– Завтра же, а чё тянуть! Вдруг не поспем, у нас таких, как я, поди, тыща.
Немногословен новый сосед у бабы Кати:
– Хорошо.
– Чтоб не припоздниться, надо бы поране.
– С твоим петухом и сыграю подъём.
– Ну, ты уж совсем! – вздохнула полной грудью баба Катя. Она знала, что сосед не откажет, однако всё равно волновалась – на кой-то день согласится ведь.
Уже ближе к полуночи вышла со двора за ворота, присела на пень от векового дуба, который лет сорок назад срезало молнией и который чуть было не раздавил её дом. С озерца доносились хоры лягушек, со степи веяло сладко-горьким дыханием полыни. Сколько здесь, меж озером и степью, всего произошло! И родилась, и родила, и в негодность пришла. Раньше ведь газеты с такими мелкими буковками деду читала, а теперь на сельпе вывеску не прочесть. Какой вывеску! Саму избушку продмага по внутренней памяти только и найдёшь. Зато нюх и слух обострились. Надо ж на старости лет!
– Не-е, жить можно! – назло напасти бросила во тьму баба Катя. Подняла глаза и уже про себя, не разжимая губ: «Только не поймёшь, чисто ли небо над головой и что пророчат звёзды к завтрему».

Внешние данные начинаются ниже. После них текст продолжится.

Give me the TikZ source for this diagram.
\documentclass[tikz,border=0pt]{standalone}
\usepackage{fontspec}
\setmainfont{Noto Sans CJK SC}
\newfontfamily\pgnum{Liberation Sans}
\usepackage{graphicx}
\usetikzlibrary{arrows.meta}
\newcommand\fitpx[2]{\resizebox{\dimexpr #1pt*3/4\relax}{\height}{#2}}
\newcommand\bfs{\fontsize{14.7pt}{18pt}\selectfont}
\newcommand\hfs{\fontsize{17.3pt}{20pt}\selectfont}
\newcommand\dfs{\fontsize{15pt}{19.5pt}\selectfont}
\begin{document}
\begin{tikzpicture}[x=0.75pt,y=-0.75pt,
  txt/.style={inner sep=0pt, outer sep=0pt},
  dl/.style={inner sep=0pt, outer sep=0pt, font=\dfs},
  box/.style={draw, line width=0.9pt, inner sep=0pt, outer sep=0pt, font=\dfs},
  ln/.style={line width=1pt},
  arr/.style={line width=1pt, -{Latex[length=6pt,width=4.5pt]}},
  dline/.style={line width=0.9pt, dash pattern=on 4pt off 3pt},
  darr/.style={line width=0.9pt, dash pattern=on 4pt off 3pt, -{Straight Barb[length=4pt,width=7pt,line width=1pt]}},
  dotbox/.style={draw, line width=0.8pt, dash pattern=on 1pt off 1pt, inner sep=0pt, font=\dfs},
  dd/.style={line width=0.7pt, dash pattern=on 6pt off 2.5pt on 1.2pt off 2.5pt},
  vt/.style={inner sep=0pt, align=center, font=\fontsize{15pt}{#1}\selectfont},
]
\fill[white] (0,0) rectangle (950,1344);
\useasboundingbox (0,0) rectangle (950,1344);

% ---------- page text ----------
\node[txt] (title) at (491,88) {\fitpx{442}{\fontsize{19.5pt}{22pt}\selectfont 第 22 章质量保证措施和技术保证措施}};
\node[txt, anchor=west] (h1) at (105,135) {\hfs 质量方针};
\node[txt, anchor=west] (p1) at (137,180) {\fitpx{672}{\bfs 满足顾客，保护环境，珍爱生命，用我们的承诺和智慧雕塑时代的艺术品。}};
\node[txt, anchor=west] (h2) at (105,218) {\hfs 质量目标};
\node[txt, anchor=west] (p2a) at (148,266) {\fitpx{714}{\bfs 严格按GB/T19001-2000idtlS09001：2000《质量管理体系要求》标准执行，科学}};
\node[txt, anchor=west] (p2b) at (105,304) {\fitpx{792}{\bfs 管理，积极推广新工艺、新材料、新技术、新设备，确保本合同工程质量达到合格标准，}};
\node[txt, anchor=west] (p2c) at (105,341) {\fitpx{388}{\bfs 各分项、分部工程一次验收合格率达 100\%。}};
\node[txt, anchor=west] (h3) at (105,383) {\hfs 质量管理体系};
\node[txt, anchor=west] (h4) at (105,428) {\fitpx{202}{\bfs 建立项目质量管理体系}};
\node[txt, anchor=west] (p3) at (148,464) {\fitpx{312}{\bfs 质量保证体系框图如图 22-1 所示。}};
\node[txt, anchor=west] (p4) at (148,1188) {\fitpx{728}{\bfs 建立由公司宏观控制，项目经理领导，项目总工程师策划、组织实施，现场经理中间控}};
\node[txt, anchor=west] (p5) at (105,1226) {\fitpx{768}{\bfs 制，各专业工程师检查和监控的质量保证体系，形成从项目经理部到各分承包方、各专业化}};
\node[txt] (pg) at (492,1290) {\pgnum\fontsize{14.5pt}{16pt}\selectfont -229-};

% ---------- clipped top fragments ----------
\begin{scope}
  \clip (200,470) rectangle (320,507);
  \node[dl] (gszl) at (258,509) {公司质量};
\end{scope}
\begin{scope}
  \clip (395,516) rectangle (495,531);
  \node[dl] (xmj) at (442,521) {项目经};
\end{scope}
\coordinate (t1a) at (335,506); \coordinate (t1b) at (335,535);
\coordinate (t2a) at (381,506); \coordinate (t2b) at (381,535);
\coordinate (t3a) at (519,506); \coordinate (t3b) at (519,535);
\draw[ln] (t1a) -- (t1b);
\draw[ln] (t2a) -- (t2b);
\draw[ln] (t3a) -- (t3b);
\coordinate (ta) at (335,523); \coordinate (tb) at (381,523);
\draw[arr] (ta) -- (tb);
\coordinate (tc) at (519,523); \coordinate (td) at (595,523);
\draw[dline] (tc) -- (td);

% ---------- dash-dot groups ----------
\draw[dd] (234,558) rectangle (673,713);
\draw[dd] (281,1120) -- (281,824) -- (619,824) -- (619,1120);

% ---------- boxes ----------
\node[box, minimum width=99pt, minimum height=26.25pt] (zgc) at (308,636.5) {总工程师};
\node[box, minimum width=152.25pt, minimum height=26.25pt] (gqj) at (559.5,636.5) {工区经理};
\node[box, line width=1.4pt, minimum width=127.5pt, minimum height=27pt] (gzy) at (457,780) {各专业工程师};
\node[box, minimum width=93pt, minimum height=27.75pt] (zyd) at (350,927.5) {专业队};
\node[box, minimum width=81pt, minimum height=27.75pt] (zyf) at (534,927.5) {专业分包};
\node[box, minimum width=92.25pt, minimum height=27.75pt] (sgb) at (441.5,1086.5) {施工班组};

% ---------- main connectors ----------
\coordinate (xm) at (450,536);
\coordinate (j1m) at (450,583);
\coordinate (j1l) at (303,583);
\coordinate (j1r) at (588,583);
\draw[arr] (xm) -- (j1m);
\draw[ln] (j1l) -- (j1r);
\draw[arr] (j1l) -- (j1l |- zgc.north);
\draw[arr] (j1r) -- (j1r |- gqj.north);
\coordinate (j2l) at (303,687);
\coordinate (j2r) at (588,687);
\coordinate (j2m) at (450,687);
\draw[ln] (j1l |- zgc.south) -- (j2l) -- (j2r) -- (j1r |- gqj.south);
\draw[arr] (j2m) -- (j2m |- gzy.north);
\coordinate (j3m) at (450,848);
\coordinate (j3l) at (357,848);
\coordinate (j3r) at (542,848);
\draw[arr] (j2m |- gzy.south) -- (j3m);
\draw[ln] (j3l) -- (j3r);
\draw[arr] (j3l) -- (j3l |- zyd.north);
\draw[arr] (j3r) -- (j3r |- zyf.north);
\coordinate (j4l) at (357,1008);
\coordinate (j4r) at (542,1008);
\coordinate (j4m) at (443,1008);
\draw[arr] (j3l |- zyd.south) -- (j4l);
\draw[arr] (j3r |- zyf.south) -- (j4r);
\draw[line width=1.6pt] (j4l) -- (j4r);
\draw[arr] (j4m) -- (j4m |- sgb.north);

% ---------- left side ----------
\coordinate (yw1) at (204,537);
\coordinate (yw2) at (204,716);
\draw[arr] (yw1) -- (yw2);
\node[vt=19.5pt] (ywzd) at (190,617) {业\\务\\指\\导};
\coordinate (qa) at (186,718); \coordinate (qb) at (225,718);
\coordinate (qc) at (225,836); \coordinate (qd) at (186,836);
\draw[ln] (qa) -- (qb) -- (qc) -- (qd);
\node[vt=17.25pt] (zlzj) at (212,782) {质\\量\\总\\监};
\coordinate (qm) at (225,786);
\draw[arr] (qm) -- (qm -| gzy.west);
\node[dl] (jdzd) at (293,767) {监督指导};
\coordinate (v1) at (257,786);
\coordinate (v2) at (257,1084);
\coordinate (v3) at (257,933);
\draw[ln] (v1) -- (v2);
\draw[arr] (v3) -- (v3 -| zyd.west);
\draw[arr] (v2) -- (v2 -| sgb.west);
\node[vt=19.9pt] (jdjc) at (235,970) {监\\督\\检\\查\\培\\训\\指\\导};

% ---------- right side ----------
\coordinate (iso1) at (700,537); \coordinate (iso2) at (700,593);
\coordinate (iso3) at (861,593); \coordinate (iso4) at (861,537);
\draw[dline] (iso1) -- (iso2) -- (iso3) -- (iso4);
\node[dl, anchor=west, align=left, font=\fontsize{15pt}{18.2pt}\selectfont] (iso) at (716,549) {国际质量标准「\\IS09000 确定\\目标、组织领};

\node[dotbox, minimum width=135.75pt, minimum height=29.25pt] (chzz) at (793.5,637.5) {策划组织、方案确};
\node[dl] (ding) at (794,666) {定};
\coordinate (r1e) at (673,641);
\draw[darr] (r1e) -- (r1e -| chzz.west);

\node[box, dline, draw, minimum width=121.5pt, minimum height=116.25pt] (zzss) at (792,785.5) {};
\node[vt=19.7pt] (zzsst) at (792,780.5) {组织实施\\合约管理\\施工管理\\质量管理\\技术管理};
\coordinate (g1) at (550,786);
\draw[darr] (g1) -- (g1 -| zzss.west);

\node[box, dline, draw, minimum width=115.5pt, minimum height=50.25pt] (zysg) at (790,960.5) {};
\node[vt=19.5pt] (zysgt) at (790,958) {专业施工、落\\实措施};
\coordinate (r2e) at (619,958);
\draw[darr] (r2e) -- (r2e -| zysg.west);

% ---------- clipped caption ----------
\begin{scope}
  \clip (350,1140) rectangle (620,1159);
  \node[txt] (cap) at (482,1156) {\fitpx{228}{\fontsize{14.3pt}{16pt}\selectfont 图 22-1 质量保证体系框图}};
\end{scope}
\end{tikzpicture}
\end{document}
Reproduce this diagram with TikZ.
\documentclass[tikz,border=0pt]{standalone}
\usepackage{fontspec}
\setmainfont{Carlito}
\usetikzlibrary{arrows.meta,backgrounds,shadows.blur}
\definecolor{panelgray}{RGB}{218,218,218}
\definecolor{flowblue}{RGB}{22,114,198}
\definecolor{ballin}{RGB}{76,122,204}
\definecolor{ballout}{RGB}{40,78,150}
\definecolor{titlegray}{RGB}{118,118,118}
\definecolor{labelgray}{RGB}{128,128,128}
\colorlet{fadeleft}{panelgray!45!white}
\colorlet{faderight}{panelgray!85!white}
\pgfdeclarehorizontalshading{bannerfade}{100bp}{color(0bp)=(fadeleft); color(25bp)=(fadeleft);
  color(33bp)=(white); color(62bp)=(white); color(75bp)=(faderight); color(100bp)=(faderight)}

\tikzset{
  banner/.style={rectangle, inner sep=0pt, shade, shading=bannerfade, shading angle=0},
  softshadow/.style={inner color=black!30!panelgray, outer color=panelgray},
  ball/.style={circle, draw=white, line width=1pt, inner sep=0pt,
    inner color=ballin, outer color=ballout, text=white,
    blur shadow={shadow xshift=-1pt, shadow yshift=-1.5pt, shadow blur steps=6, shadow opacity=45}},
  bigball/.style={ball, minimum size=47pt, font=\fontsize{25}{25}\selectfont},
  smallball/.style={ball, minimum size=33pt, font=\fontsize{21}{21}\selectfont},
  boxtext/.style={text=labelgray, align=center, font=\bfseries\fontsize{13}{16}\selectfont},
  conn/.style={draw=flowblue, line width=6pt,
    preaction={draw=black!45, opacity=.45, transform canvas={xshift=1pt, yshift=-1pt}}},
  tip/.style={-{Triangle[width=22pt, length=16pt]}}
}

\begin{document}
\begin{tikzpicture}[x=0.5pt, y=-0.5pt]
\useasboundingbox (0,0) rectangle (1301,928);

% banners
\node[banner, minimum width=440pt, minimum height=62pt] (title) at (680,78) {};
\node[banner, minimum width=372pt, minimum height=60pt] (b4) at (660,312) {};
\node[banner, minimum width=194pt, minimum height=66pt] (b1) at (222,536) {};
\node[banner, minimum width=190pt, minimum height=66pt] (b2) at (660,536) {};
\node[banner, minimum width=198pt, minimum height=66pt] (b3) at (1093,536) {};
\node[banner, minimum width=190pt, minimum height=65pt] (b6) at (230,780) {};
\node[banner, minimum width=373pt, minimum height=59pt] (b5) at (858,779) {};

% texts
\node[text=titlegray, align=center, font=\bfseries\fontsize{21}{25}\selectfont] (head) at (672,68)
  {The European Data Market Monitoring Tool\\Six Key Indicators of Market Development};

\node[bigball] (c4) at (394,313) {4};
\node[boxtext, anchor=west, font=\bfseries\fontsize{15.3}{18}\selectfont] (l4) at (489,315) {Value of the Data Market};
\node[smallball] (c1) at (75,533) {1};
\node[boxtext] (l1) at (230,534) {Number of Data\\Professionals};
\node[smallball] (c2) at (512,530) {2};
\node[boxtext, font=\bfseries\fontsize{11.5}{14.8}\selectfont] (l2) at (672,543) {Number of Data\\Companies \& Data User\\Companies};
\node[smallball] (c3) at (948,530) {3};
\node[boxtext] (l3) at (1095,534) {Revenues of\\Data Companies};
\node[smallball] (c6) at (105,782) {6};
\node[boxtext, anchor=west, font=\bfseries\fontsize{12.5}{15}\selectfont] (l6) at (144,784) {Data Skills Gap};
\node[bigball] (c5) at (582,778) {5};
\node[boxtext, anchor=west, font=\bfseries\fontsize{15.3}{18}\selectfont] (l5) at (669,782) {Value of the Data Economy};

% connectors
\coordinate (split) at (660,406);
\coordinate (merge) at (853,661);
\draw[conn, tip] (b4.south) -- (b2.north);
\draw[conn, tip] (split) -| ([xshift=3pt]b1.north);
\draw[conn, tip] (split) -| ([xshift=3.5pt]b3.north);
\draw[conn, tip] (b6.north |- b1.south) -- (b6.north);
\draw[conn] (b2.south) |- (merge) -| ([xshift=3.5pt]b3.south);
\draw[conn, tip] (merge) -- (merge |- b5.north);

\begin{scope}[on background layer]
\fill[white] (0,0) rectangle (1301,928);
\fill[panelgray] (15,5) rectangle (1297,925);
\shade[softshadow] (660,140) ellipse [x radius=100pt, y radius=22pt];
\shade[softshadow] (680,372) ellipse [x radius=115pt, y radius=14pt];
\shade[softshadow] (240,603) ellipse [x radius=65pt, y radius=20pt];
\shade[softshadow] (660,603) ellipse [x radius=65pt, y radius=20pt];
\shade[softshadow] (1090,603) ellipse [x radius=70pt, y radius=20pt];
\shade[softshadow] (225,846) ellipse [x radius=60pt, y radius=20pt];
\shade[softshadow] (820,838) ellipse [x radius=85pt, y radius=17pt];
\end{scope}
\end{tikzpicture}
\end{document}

Ни свет ни заря баба Катя стала поглядывать в окошко на соседову насыпушку, вернее, прислушиваться – не брякнет ли щеколда на воротах, не взаржёт ли разминочно железный конь, на котором она должна отправиться в поход за зрением. Всё ж таки очень хотела напоследок увидеть своих внучек в городе глазами своими. И готова была за ради того на любую операцию, на любую боль, хотя по жизни не терпела никаких врачебных вмешательств в Богом данное состояние её организма – помнила судьбу мужа. В Бога-то она, грешная, верить верила, но сдержанно. Гром грянет – перекрестится… А так… Являлась на Пасху и Рождество в церковку на другой стороне деревни, но в последние два года изменила праздничной привычке. Почуяла она какую-то несправедливость к своему быстротечному присутствию на земле. Нет, не возроптала на Всевышнего, просто непонятная обида закралась в душу. И истока этой обиды баба Катя не находила.
Железного коня она в то утро оседлала впервые. Впрочем, не оседлала. сосед усадил её в коляску.
Она сунула вдоль тесной люльки свои ревматические ноги, трость, положила на колени сумку с документами, кошельком, расчёской, носовым платочком и – всё-таки! – крошечной в полиэтиленовом пакете иконкой, оставшейся от матери, натянула колясочную искож-накидку, Сабир поправил, и они поехали.
Утро выдалось ясное, но ветреное. Молодое солнце светило ярко и с каждой минутой набирало мощь. Такое бывает в этой степи – вместе с начинающейся жарой всё сильнее поднимался ветер. Защитных стёкол на мотоцикле не было. Сабир, как мотогонщик, надел дорожные очки, баба Катя зажмурилась и прикрыла глаза ладонью. Память рисовала ей картины юности, как они с отцом тряслись по этой вот дороге в райцентр на телеге, запряжённой смирной и пятнистой, как корова, конягой за какими-то удобрениями для колхозной пашни, которая раскинулась на другой от их дома стороне деревни, за церковью и клубом. Также трясло, также жарило солнце, и напирал ветер.
Частенько отправлялась она в степь и с матерью. Блуждали вне троп и дорог, собирая лечебные корешки, травы – полынь, ковыль, девясил… Дома провяливали, просушивали в тени, затем обрабатывали… Аптечными лекарствами сроду не пользовались.
Здесь, в пушистых ковылях, восьмиклассница Катя в первый раз поцеловалась. С однокашником – будущим мужем своим. Да уж, поцеловалась! – ткнулись друг в дружку носами, подбородками, вот и всё. А потом бегали, догоняясь, до самой одури. И не было границ ни степи, ни жизни. Раздолье, красота! У каждого ведь своя родина. Кто Волгой-матушкой хвалится, кто тайгой, кто морем, а у неё – степь, которая давным-давно быльём да новым ковылём поросла.